Was COVID-19 made in a lab? Is a vaccine coming? A world virus expert helps separate fact from fiction

By Kevin Chen (student)

Even in lockdown, Trinity College students are still enjoying our regular ‘fireside chats’ (although it’s BYO fire at the moment) with leading professionals and academics. Yesterday our students heard from Professor Dave O’Connor, a world-leading virologist from the University of Wisconsin, about all things coronavirus. Here, Trinity biomedicine student Kevin Chen provides a recap.


Amid the current coronavirus crisis, panic abounds. We’ve seen tension between the public and the government, as well as irrational fears of those with Asian ethnicity. More than ever, we need accurate information, so it was a privilege to hear directly from virologist Professor Dave O’Connor, who answered many of our burning questions.

When asked about the origin of the SARS-CoV-2 virus, Dave emphasised that it was not artificially designed in a lab and spread on purpose. 

‘Scientists simply don’t have that level of understanding of virus to design one from scratch,’ Dave explained. ‘If I were to design a deadly virus, I would need to use old strains as a template and add components of other deadly genes, but this is not the pattern we see in the SARS-Cov-2 virus genome.’ 

While there are other speculations about the virus coming from bats in the Wuhan wet market, or an accidental leak from a lower-level biosecurity lab, scientists are yet to discover how patient zero became infected. Nevertheless, this wouldn’t help us in containing the current outbreak of the virus, which is the real battle we currently face. 

In relation to this fight, Dave praised Australia and New Zealand for their effective travel bans and social distancing measures, and said that the situation is well controlled by the governments. When asked about testing kits, Dave explained the current nucleic acid and antibody testing used for detecting the virus, and encouraged a move towards a more accurate and economically accessible antigen testing, which would significantly benefit low-income communities as well as developing countries. 

As for the anticipation of a vaccine, Dave pointed out that at this stage, no scientist could confidently give an accurate date as to when a vaccine might be available. ‘The expectation given – 18 to 24 months – is only the ideal engineering procedure for lab testing before human trials. However, there is no guarantee that we will come up with a vaccine by then,’ says Dave. ‘Viruses have complex mechanisms and can evolve quickly to attack or hide from our immune system.’
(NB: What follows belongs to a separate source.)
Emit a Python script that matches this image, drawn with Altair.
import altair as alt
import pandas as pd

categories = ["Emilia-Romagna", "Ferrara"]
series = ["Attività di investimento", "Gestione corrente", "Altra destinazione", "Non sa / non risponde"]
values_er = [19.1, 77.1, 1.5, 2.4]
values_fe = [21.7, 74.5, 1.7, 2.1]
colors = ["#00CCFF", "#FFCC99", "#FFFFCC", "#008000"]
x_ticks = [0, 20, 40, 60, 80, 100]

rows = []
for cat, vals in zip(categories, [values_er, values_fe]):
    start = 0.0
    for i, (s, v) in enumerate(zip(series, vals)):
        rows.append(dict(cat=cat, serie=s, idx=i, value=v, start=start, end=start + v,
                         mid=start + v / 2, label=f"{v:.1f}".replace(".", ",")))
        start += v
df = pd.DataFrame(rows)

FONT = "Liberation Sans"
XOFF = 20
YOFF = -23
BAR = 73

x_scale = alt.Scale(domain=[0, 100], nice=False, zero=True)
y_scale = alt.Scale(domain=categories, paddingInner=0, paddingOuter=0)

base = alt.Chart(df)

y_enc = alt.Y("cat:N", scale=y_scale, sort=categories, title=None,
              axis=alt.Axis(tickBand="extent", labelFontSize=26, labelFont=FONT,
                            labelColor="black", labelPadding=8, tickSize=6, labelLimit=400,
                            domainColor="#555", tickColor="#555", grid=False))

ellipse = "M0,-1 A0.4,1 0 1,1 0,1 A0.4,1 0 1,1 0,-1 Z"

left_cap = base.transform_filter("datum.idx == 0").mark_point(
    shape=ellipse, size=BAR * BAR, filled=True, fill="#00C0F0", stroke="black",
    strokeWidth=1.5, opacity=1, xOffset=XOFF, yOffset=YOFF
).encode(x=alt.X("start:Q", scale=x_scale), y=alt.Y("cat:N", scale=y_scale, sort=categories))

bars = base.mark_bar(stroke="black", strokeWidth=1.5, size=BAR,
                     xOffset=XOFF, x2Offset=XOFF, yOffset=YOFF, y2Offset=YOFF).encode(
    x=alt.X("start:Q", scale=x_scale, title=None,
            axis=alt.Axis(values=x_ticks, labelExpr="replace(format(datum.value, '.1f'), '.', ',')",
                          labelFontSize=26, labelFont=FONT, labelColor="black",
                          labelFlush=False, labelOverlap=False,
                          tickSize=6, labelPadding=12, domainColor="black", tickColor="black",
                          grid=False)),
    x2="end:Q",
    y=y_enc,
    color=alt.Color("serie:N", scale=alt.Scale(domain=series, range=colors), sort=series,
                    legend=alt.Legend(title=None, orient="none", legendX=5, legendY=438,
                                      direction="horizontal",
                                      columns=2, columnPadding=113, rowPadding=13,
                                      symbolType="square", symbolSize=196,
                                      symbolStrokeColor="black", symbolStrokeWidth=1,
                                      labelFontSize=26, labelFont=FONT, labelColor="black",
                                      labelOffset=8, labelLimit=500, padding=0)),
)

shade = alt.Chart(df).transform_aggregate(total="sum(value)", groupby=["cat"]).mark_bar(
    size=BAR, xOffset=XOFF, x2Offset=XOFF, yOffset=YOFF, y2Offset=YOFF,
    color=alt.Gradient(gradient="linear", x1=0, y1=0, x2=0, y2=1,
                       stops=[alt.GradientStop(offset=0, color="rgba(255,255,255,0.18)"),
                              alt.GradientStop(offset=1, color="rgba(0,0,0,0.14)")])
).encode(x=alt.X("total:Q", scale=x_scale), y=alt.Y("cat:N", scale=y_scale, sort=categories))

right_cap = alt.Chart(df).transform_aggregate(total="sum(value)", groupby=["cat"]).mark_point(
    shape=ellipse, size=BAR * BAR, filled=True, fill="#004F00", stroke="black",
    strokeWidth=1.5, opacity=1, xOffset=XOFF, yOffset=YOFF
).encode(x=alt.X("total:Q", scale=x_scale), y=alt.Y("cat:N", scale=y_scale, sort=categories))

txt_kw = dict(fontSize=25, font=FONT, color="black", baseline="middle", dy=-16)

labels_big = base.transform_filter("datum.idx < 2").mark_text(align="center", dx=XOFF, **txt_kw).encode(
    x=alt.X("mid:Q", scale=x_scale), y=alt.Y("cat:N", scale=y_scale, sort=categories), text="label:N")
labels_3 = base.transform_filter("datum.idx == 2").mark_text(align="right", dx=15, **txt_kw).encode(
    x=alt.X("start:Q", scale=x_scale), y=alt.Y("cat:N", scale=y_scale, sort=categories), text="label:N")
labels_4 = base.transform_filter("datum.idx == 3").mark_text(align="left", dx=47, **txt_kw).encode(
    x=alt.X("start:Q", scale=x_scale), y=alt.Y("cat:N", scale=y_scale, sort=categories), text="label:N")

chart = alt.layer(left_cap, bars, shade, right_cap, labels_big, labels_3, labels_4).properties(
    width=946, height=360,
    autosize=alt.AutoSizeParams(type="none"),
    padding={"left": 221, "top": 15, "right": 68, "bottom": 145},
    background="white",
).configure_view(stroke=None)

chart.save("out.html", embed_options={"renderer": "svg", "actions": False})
Looking to the future, Dave believes the COVID-19 outbreak will remain with us for some time, and this may change the way we think and live. He supports the wearing of masks as a way of protecting others, and suggests we consider masks as a new sense of fashion. While there is currently a controversial solution being put forward, which involves exposing the virus to younger people, who appear to be less affected by the illness and have a lower death rate, to build herd immunity, Dave believes we are still not at the point where such a bold move needs to be made. 

Meanwhile, thousands of scientific researchers are collaborating around the world to develop a cure. Encouragingly, experiments in monkeys have shown that those infected with the virus and cured may develop sufficient antibodies to fight off a second infection.

While the future is uncertain, there is no doubt that we are adapting quickly to this pandemic and that the virus will be defeated one day. The key message from Dave was that this crisis is novel to all of us, and none of us are perfect. 

So instead of blaming the government, or China, or even the World Health Organization for making some mistakes along the way, people should see the bigger picture and deal with this pandemic rationally. It’s not a time to discriminate and hate each other, but a time to unite. Let’s use our best efforts to combat this virus together.